- Task statement -
Exactly as they appear, output all of the records. Skip any images.

- Records supplied -
--- BEGIN ---

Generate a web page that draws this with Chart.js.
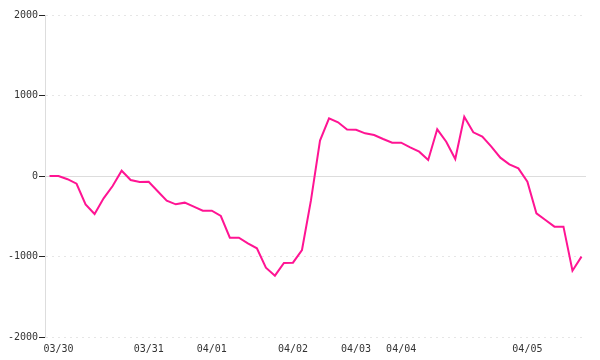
<!DOCTYPE html>
<html>
<head>
<meta charset="utf-8">
<script src="https://cdn.jsdelivr.net/npm/chart.js@4/dist/chart.umd.min.js"></script>
<style>
  html, body { margin: 0; padding: 0; background: #fff; }
  #wrap { width: 600px; height: 360px; position: relative; }
</style>
</head>
<body>
<div id="wrap"><canvas id="c"></canvas></div>
<script>
// Tick labels shown on the x axis (one slot per data point, blank where no label)
const labelAt = { 1: '03/30', 11: '03/31', 18: '04/01', 27: '04/02', 34: '04/03', 39: '04/04', 53: '04/05' };
const values = [
  0, 0, -40, -96, -352, -472, -277, -124, 66, -50,
  -75, -72, -190, -307, -352, -331, -381, -431, -431, -497,
  -766, -766, -836, -898, -1139, -1238, -1081, -1077, -919, -300,
  440, 717, 667, 578, 575, 530, 509, 460, 414, 414,
  356, 302, 199, 580, 426, 211, 737, 543, 489, 364,
  228, 145, 95, -70, -464, -547, -629, -629, -1176, -1002
];
const categories = values.map((v, i) => labelAt[i] || '');
const yTicks = [-2000, -1000, 0, 1000, 2000];

const font = { family: 'DejaVu Sans Mono', size: 10 };

new Chart(document.getElementById('c'), {
  type: 'line',
  data: {
    labels: categories,
    datasets: [{
      data: values,
      borderColor: '#ff1493',
      borderWidth: 2,
      pointRadius: 0,
      tension: 0,
      fill: false
    }]
  },
  options: {
    responsive: true,
    maintainAspectRatio: false,
    animation: false,
    layout: { padding: { top: 15, right: 14, left: 0, bottom: 0 } },
    plugins: { legend: { display: false }, tooltip: { enabled: false } },
    scales: {
      x: {
        offset: true,
        grid: { display: false, drawTicks: false },
        border: { display: false },
        ticks: {
          autoSkip: false,
          maxRotation: 0,
          minRotation: 0,
          padding: 6,
          color: '#333',
          font: font
        },
        afterFit: s => { s.height = 23; }
      },
      y: {
        min: -2000,
        max: 2000,
        afterBuildTicks: s => { s.ticks = yTicks.map(v => ({ value: v })); },
        grid: {
          color: ctx => ctx.tick && ctx.tick.value === 0 ? '#dddddd' : '#e6e6e6',
          tickColor: '#222',
          tickLength: 6,
          tickBorderDash: [],
          lineWidth: 1
        },
        border: {
          display: true,
          color: '#dddddd',
          dash: ctx => ctx.tick && ctx.tick.value === 0 ? [] : [2, 4]
        },
        ticks: {
          padding: 1,
          color: '#333',
          font: font,
          callback: v => String(v)
        },
        afterFit: s => { s.width = 45; }
      }
    }
  }
});
</script>
</body>
</html>
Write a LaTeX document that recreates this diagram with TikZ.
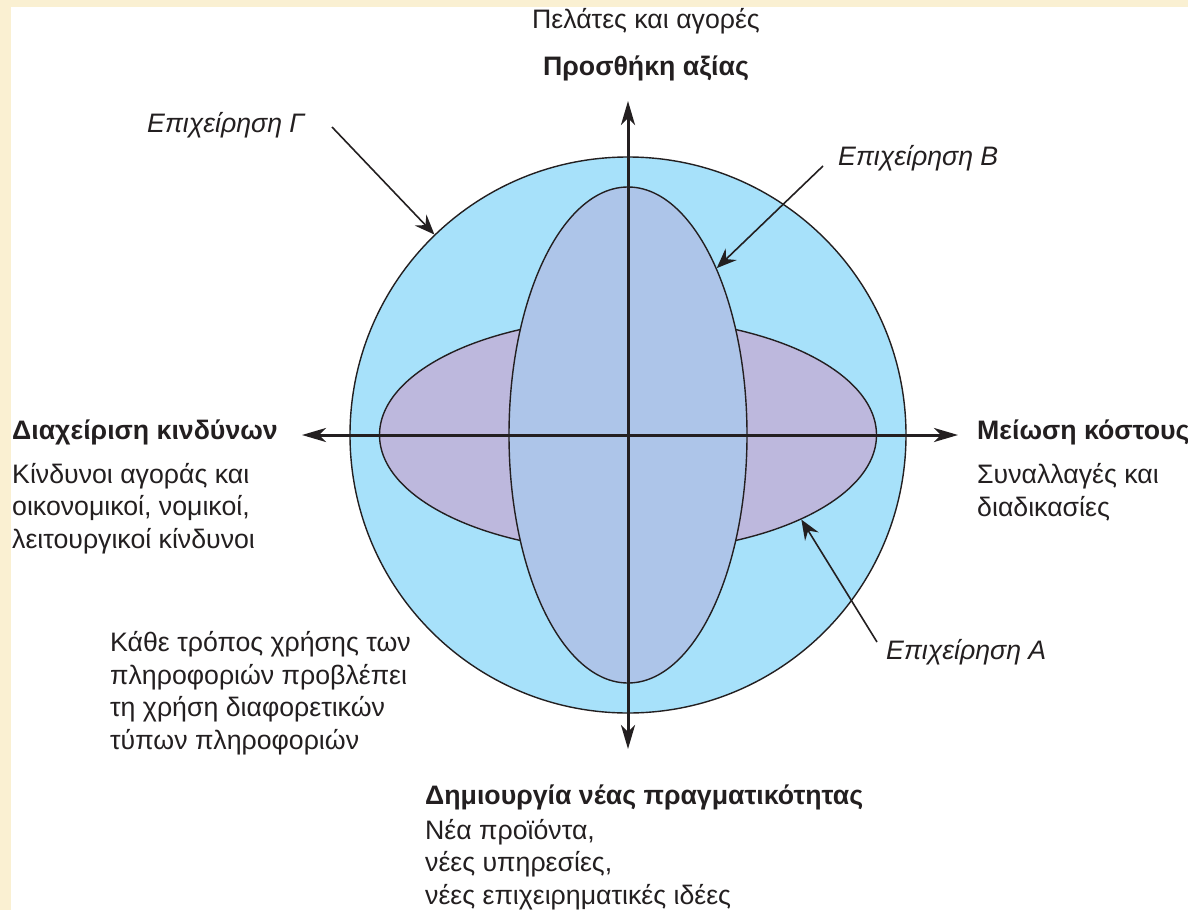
\documentclass[tikz,border=0pt]{standalone}
\usepackage{fontspec}
\setmainfont{Liberation Sans}
\usepackage{xcolor}
\usetikzlibrary{arrows.meta, shapes.geometric}

\definecolor{pagebeige}{HTML}{FAF0D2}
\definecolor{firmblue}{HTML}{A7E1FA}
\definecolor{firmsteel}{HTML}{ADC5E9}
\definecolor{firmlilac}{HTML}{BDB8DD}
\definecolor{inkgray}{HTML}{231F20}

\tikzset{
  txt/.style={inner sep=0pt, text=inkgray, font=\fontsize{26.7}{32.5}\selectfont},
  txtbold/.style={txt, font=\fontsize{26.7}{32.5}\selectfont\bfseries},
  txtit/.style={txt, font=\fontsize{26.7}{32.5}\selectfont\itshape},
  axis/.style={draw=inkgray, line width=3pt, {Stealth[length=24pt,width=14pt,inset=7pt]}-{Stealth[length=24pt,width=14pt,inset=7pt]}},
  pointer/.style={draw=inkgray, line width=1.6pt, -{Stealth[length=20pt,width=16pt,inset=7pt]}},
  firm/.style={draw=inkgray, line width=1.4pt, inner sep=0pt}
}

\begin{document}
\begin{tikzpicture}[x=1pt,y=-1pt]
\useasboundingbox (0,0) rectangle (1188,910);
\fill[pagebeige] (0,0) rectangle (1188,910);
\fill[white] (11,7) rectangle (1188,910);

% the three firms
\coordinate (ctr) at (628,435);
\node[firm, circle, fill=firmblue, minimum size=556pt] (firmC) at (ctr) {};
\node[firm, ellipse, fill=firmlilac, minimum width=497pt, minimum height=234pt] (firmA) at (ctr) {};
\node[firm, ellipse, fill=firmsteel, minimum width=238pt, minimum height=496pt] (firmB) at (ctr) {};

% axes
\coordinate (north) at (628,101);
\coordinate (south) at (628,749);
\coordinate (west) at (302,435);
\coordinate (east) at (958,435);
\draw[axis] (south) -- (north);
\draw[axis] (west) -- (east);

% labels (base of a multi-line node = its last line)
\node[txt] (customers) at (646,21) {Πελάτες και αγορές};
\node[txtbold] (valueadd) at (646,68) {Προσθήκη αξίας};
\node[txtit, anchor=west] (labelG) at (147,125) {Επιχείρηση Γ};
\node[txtit, anchor=west] (labelB) at (838,158) {Επιχείρηση Β};
\node[txtit, anchor=west] (labelA) at (886,652) {Επιχείρηση Α};
\node[txtbold, anchor=west] (risk) at (12,432) {Διαχείριση κινδύνων};
\node[txt, anchor=base west, align=left] (riskdesc) at (12,548)
  {Κίνδυνοι αγοράς και\\οικονομικοί, νομικοί,\\λειτουργικοί κίνδυνοι};
\node[txtbold, anchor=west] (cost) at (977,432) {Μείωση κόστους};
\node[txt, anchor=base west, align=left] (costdesc) at (977,516)
  {Συναλλαγές και\\διαδικασίες};
\node[txt, anchor=base west, align=left] (infouse) at (110,749)
  {Κάθε τρόπος χρήσης των\\πληροφοριών προβλέπει\\τη χρήση διαφορετικών\\τύπων πληροφοριών};
\node[txtbold, anchor=west] (newreal) at (425,797) {Δημιουργία νέας πραγματικότητας};
\node[txt, anchor=base west, align=left] (newdesc) at (425,904)
  {Νέα προϊόντα,\\νέες υπηρεσίες,\\νέες επιχειρηματικές ιδέες};

% pointers
\coordinate (tailG) at (332,127);
\coordinate (tailB) at (823,166);
\coordinate (tailA) at (877,642);
\draw[pointer] (tailG) -- (firmC.134);
\draw[pointer] (tailB) -- (firmB.62);
\draw[pointer] (tailA) -- (firmA.-26);
\end{tikzpicture}
\end{document}
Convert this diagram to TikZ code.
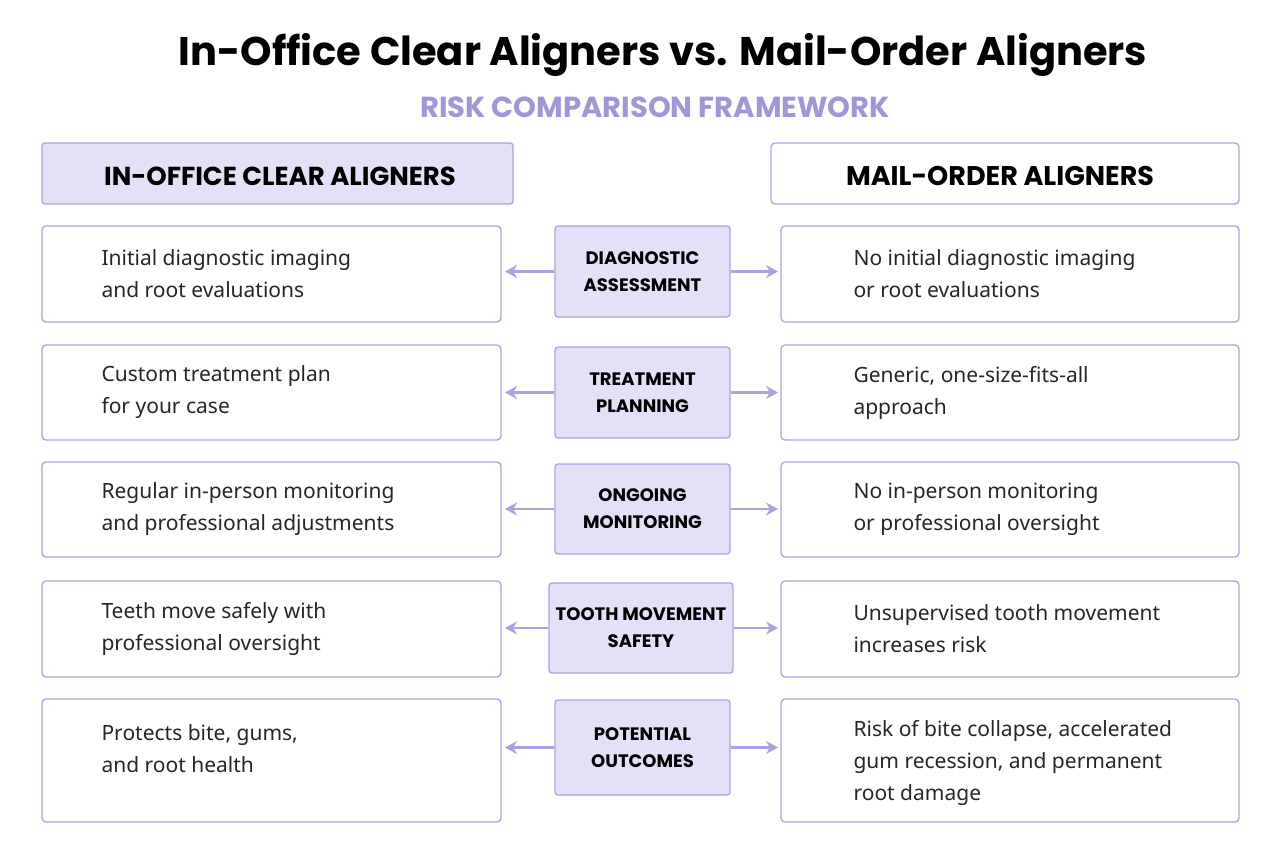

--- END ---

- Full solution -
Generate a web page that draws this with Chart.js.
<!DOCTYPE html>
<html>
<head>
<meta charset="utf-8">
<script src="https://cdn.jsdelivr.net/npm/chart.js@4/dist/chart.umd.min.js"></script>
<style>
  html, body { margin: 0; padding: 0; background: #fff; }
  #wrap { width: 600px; height: 360px; position: relative; }
</style>
</head>
<body>
<div id="wrap"><canvas id="c"></canvas></div>
<script>
// Tick labels shown on the x axis (one slot per data point, blank where no label)
const labelAt = { 1: '03/30', 11: '03/31', 18: '04/01', 27: '04/02', 34: '04/03', 39: '04/04', 53: '04/05' };
const values = [
  0, 0, -40, -96, -352, -472, -277, -124, 66, -50,
  -75, -72, -190, -307, -352, -331, -381, -431, -431, -497,
  -766, -766, -836, -898, -1139, -1238, -1081, -1077, -919, -300,
  440, 717, 667, 578, 575, 530, 509, 460, 414, 414,
  356, 302, 199, 580, 426, 211, 737, 543, 489, 364,
  228, 145, 95, -70, -464, -547, -629, -629, -1176, -1002
];
const categories = values.map((v, i) => labelAt[i] || '');
const yTicks = [-2000, -1000, 0, 1000, 2000];

const font = { family: 'DejaVu Sans Mono', size: 10 };

new Chart(document.getElementById('c'), {
  type: 'line',
  data: {
    labels: categories,
    datasets: [{
      data: values,
      borderColor: '#ff1493',
      borderWidth: 2,
      pointRadius: 0,
      tension: 0,
      fill: false
    }]
  },
  options: {
    responsive: true,
    maintainAspectRatio: false,
    animation: false,
    layout: { padding: { top: 15, right: 14, left: 0, bottom: 0 } },
    plugins: { legend: { display: false }, tooltip: { enabled: false } },
    scales: {
      x: {
        offset: true,
        grid: { display: false, drawTicks: false },
        border: { display: false },
        ticks: {
          autoSkip: false,
          maxRotation: 0,
          minRotation: 0,
          padding: 6,
          color: '#333',
          font: font
        },
        afterFit: s => { s.height = 23; }
      },
      y: {
        min: -2000,
        max: 2000,
        afterBuildTicks: s => { s.ticks = yTicks.map(v => ({ value: v })); },
        grid: {
          color: ctx => ctx.tick && ctx.tick.value === 0 ? '#dddddd' : '#e6e6e6',
          tickColor: '#222',
          tickLength: 6,
          tickBorderDash: [],
          lineWidth: 1
        },
        border: {
          display: true,
          color: '#dddddd',
          dash: ctx => ctx.tick && ctx.tick.value === 0 ? [] : [2, 4]
        },
        ticks: {
          padding: 1,
          color: '#333',
          font: font,
          callback: v => String(v)
        },
        afterFit: s => { s.width = 45; }
      }
    }
  }
});
</script>
</body>
</html>
Write a LaTeX document that recreates this diagram with TikZ.
\documentclass[tikz,border=0pt]{standalone}
\usepackage{fontspec}
\setmainfont{Liberation Sans}
\usepackage{xcolor}
\usetikzlibrary{arrows.meta, shapes.geometric}

\definecolor{pagebeige}{HTML}{FAF0D2}
\definecolor{firmblue}{HTML}{A7E1FA}
\definecolor{firmsteel}{HTML}{ADC5E9}
\definecolor{firmlilac}{HTML}{BDB8DD}
\definecolor{inkgray}{HTML}{231F20}

\tikzset{
  txt/.style={inner sep=0pt, text=inkgray, font=\fontsize{26.7}{32.5}\selectfont},
  txtbold/.style={txt, font=\fontsize{26.7}{32.5}\selectfont\bfseries},
  txtit/.style={txt, font=\fontsize{26.7}{32.5}\selectfont\itshape},
  axis/.style={draw=inkgray, line width=3pt, {Stealth[length=24pt,width=14pt,inset=7pt]}-{Stealth[length=24pt,width=14pt,inset=7pt]}},
  pointer/.style={draw=inkgray, line width=1.6pt, -{Stealth[length=20pt,width=16pt,inset=7pt]}},
  firm/.style={draw=inkgray, line width=1.4pt, inner sep=0pt}
}

\begin{document}
\begin{tikzpicture}[x=1pt,y=-1pt]
\useasboundingbox (0,0) rectangle (1188,910);
\fill[pagebeige] (0,0) rectangle (1188,910);
\fill[white] (11,7) rectangle (1188,910);

% the three firms
\coordinate (ctr) at (628,435);
\node[firm, circle, fill=firmblue, minimum size=556pt] (firmC) at (ctr) {};
\node[firm, ellipse, fill=firmlilac, minimum width=497pt, minimum height=234pt] (firmA) at (ctr) {};
\node[firm, ellipse, fill=firmsteel, minimum width=238pt, minimum height=496pt] (firmB) at (ctr) {};

% axes
\coordinate (north) at (628,101);
\coordinate (south) at (628,749);
\coordinate (west) at (302,435);
\coordinate (east) at (958,435);
\draw[axis] (south) -- (north);
\draw[axis] (west) -- (east);

% labels (base of a multi-line node = its last line)
\node[txt] (customers) at (646,21) {Πελάτες και αγορές};
\node[txtbold] (valueadd) at (646,68) {Προσθήκη αξίας};
\node[txtit, anchor=west] (labelG) at (147,125) {Επιχείρηση Γ};
\node[txtit, anchor=west] (labelB) at (838,158) {Επιχείρηση Β};
\node[txtit, anchor=west] (labelA) at (886,652) {Επιχείρηση Α};
\node[txtbold, anchor=west] (risk) at (12,432) {Διαχείριση κινδύνων};
\node[txt, anchor=base west, align=left] (riskdesc) at (12,548)
  {Κίνδυνοι αγοράς και\\οικονομικοί, νομικοί,\\λειτουργικοί κίνδυνοι};
\node[txtbold, anchor=west] (cost) at (977,432) {Μείωση κόστους};
\node[txt, anchor=base west, align=left] (costdesc) at (977,516)
  {Συναλλαγές και\\διαδικασίες};
\node[txt, anchor=base west, align=left] (infouse) at (110,749)
  {Κάθε τρόπος χρήσης των\\πληροφοριών προβλέπει\\τη χρήση διαφορετικών\\τύπων πληροφοριών};
\node[txtbold, anchor=west] (newreal) at (425,797) {Δημιουργία νέας πραγματικότητας};
\node[txt, anchor=base west, align=left] (newdesc) at (425,904)
  {Νέα προϊόντα,\\νέες υπηρεσίες,\\νέες επιχειρηματικές ιδέες};

% pointers
\coordinate (tailG) at (332,127);
\coordinate (tailB) at (823,166);
\coordinate (tailA) at (877,642);
\draw[pointer] (tailG) -- (firmC.134);
\draw[pointer] (tailB) -- (firmB.62);
\draw[pointer] (tailA) -- (firmA.-26);
\end{tikzpicture}
\end{document}
Convert this diagram to TikZ code.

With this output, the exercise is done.